### Problem
List all lines of the data containing the word "script".

### Entries supplied
— start —
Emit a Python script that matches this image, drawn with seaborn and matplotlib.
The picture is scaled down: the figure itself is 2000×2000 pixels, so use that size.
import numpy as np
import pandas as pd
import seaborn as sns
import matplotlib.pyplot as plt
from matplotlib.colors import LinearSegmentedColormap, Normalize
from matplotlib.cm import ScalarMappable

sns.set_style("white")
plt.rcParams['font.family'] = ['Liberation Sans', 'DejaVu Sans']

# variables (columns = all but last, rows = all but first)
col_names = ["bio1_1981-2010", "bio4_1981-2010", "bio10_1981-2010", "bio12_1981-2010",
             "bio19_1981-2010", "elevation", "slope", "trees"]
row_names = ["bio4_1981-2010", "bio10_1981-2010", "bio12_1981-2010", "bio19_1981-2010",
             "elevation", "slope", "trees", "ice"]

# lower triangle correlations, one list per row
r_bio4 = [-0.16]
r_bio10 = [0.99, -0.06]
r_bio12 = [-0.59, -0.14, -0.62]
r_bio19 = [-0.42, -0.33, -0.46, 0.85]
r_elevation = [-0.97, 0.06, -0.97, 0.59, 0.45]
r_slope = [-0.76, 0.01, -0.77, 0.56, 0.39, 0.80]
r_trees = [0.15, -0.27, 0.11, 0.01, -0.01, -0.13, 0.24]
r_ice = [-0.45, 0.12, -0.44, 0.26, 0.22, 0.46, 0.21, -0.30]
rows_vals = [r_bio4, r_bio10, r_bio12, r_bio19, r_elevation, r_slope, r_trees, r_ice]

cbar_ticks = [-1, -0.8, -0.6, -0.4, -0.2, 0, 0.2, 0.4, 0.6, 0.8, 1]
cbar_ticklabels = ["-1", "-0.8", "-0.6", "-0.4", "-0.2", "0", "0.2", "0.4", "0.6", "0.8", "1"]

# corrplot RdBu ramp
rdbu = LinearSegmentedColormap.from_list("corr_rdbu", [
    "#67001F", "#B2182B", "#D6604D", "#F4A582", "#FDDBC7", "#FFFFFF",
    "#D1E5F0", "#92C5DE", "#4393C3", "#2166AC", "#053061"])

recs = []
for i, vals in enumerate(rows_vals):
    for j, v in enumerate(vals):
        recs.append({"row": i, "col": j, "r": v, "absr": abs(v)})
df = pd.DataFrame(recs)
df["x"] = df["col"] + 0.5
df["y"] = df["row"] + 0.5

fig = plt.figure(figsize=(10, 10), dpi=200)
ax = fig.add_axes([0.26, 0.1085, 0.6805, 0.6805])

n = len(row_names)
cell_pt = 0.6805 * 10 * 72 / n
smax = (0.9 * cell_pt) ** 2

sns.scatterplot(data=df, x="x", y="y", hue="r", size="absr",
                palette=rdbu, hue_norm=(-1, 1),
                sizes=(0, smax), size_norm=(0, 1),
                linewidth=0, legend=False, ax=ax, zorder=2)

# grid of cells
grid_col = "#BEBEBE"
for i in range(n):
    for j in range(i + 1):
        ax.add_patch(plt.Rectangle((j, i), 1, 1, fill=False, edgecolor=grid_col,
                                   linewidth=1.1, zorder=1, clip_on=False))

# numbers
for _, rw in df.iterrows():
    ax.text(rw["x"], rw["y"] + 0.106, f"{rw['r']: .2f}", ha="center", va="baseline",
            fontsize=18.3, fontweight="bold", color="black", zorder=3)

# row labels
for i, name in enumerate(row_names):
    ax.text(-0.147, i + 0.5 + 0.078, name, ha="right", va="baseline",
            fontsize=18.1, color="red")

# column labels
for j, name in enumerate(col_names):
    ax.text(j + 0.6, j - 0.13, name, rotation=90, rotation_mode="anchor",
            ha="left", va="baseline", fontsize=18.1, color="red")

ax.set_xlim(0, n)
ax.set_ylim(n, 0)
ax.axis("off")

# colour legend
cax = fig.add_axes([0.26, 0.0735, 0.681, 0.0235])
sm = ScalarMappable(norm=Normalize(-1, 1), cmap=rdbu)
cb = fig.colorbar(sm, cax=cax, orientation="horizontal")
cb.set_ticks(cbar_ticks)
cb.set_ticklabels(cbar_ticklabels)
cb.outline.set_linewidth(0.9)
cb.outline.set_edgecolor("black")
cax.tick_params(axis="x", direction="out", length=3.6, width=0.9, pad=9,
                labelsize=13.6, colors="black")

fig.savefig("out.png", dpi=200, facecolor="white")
— end —
— start —
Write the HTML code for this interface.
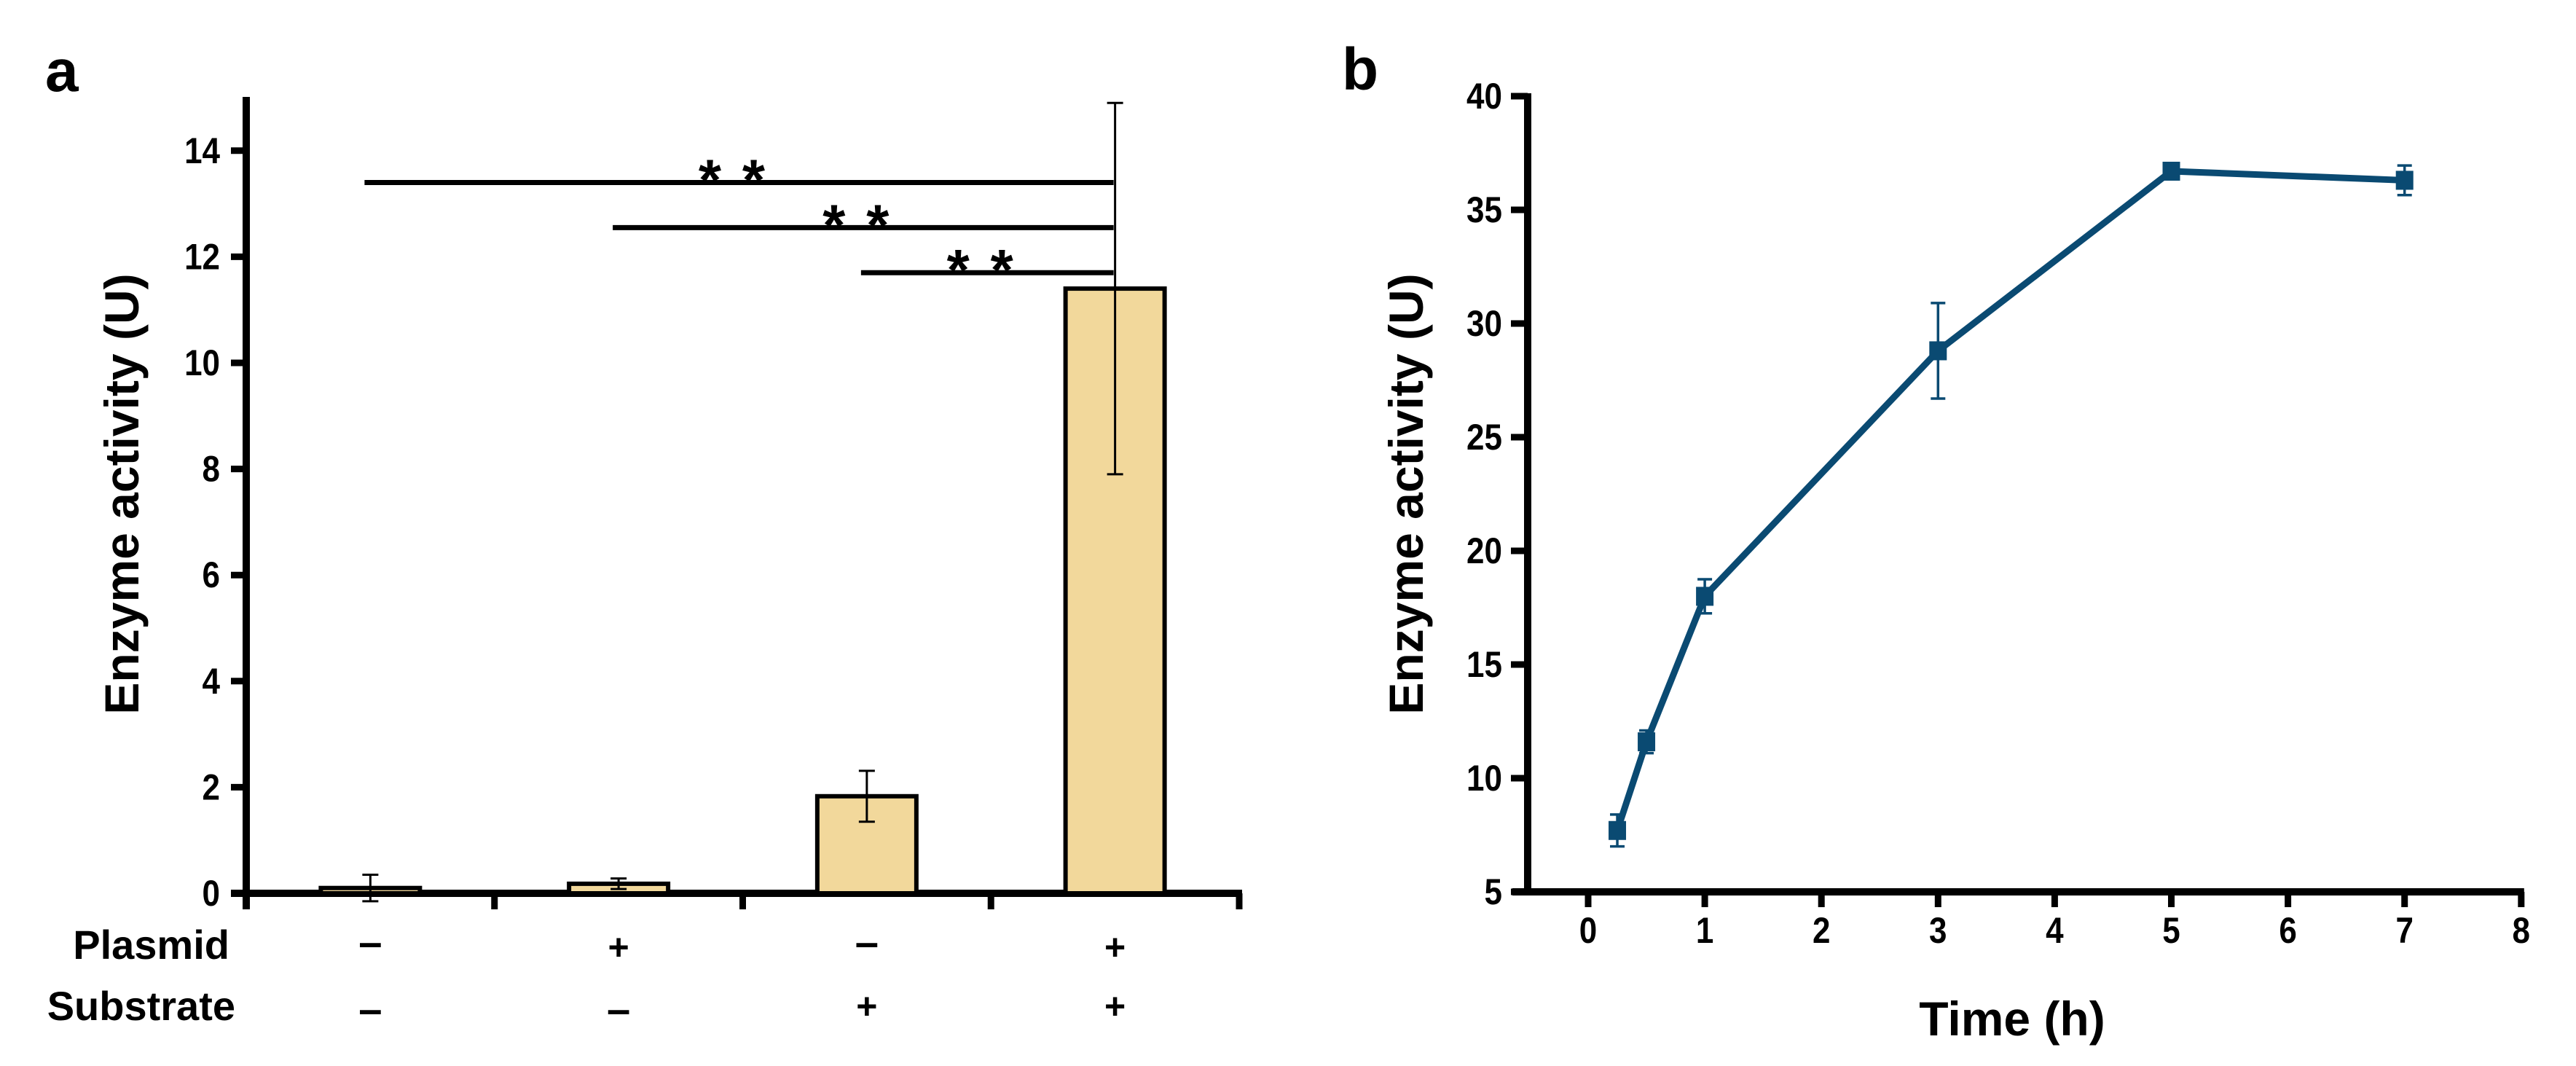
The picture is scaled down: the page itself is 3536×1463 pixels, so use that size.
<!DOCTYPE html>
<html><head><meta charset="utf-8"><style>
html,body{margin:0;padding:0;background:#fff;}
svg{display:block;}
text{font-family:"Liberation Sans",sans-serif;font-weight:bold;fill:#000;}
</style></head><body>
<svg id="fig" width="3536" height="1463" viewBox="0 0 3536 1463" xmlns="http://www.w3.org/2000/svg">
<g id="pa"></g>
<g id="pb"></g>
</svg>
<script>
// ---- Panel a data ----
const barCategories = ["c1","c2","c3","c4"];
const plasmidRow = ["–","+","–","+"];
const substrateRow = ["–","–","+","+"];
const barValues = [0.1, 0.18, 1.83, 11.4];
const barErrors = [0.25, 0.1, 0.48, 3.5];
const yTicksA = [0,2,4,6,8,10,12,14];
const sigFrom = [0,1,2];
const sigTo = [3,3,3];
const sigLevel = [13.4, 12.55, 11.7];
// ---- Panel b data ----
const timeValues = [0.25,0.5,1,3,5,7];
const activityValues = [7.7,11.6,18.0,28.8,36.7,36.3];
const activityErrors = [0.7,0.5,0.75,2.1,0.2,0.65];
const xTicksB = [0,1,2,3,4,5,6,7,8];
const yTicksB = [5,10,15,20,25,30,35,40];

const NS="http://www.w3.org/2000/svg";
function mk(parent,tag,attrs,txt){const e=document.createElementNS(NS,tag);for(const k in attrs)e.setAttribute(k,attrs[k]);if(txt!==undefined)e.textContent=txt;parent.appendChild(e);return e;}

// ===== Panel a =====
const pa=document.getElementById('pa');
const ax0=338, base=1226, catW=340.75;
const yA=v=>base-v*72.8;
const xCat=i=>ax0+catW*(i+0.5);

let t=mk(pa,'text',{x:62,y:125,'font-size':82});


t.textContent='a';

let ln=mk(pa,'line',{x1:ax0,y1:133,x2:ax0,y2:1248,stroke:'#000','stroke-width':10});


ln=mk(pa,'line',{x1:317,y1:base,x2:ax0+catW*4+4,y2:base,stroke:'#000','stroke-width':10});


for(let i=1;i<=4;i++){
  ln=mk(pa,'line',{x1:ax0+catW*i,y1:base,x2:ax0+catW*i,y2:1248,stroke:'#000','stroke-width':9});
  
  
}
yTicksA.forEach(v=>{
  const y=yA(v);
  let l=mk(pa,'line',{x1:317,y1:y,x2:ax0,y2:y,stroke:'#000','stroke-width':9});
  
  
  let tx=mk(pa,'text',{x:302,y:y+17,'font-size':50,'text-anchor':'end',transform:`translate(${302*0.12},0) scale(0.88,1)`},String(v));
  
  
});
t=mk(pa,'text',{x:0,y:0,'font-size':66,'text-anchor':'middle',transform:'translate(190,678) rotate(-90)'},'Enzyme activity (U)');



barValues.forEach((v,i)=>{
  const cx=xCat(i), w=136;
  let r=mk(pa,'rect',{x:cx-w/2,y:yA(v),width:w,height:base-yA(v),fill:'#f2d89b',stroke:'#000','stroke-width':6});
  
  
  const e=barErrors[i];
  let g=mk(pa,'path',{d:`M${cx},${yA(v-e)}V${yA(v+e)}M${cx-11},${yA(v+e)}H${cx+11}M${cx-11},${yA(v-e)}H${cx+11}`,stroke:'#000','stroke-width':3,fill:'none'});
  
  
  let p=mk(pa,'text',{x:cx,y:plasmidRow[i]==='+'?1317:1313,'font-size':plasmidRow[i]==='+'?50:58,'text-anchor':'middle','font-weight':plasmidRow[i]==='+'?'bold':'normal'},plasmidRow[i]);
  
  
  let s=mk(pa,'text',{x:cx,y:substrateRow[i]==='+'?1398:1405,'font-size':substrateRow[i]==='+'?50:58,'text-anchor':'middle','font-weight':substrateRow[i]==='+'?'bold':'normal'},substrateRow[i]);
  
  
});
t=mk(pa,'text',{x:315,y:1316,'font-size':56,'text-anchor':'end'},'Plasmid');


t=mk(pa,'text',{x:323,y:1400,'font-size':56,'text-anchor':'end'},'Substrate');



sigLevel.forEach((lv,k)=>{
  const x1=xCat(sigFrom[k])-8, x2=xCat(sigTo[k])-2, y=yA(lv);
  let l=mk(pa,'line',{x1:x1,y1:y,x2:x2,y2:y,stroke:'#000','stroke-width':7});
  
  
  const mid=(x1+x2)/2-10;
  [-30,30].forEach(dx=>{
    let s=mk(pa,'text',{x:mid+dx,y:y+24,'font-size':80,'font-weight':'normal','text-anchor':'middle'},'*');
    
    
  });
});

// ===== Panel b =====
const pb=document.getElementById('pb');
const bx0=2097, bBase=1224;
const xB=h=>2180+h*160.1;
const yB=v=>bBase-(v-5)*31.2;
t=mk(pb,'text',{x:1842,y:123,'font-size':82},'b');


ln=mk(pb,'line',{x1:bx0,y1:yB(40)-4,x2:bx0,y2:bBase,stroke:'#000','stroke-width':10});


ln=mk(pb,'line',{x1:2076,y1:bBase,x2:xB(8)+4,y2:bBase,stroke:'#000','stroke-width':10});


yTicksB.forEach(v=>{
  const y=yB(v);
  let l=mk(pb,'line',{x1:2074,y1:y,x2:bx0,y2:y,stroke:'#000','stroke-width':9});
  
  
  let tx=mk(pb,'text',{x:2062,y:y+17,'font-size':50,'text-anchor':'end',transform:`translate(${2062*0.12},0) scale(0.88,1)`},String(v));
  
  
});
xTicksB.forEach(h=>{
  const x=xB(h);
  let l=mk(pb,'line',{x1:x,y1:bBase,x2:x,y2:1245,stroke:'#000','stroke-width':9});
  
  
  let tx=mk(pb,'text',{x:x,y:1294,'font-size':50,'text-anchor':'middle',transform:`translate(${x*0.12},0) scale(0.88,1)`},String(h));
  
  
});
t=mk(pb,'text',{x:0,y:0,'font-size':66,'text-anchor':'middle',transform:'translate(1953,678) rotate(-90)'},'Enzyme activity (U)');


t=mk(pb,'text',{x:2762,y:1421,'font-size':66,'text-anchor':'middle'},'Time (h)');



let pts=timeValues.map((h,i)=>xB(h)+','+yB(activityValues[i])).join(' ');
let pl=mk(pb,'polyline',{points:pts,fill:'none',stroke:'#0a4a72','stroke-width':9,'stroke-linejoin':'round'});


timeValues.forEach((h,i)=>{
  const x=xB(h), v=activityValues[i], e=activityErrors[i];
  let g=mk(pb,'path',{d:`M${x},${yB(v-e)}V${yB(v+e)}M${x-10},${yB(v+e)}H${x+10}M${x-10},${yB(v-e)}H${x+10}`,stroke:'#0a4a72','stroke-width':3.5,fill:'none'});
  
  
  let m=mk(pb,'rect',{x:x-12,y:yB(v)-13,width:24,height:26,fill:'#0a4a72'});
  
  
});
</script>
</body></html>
— end —
### Solution
Emit a Python script that matches this image, drawn with seaborn and matplotlib.
<script>
</script>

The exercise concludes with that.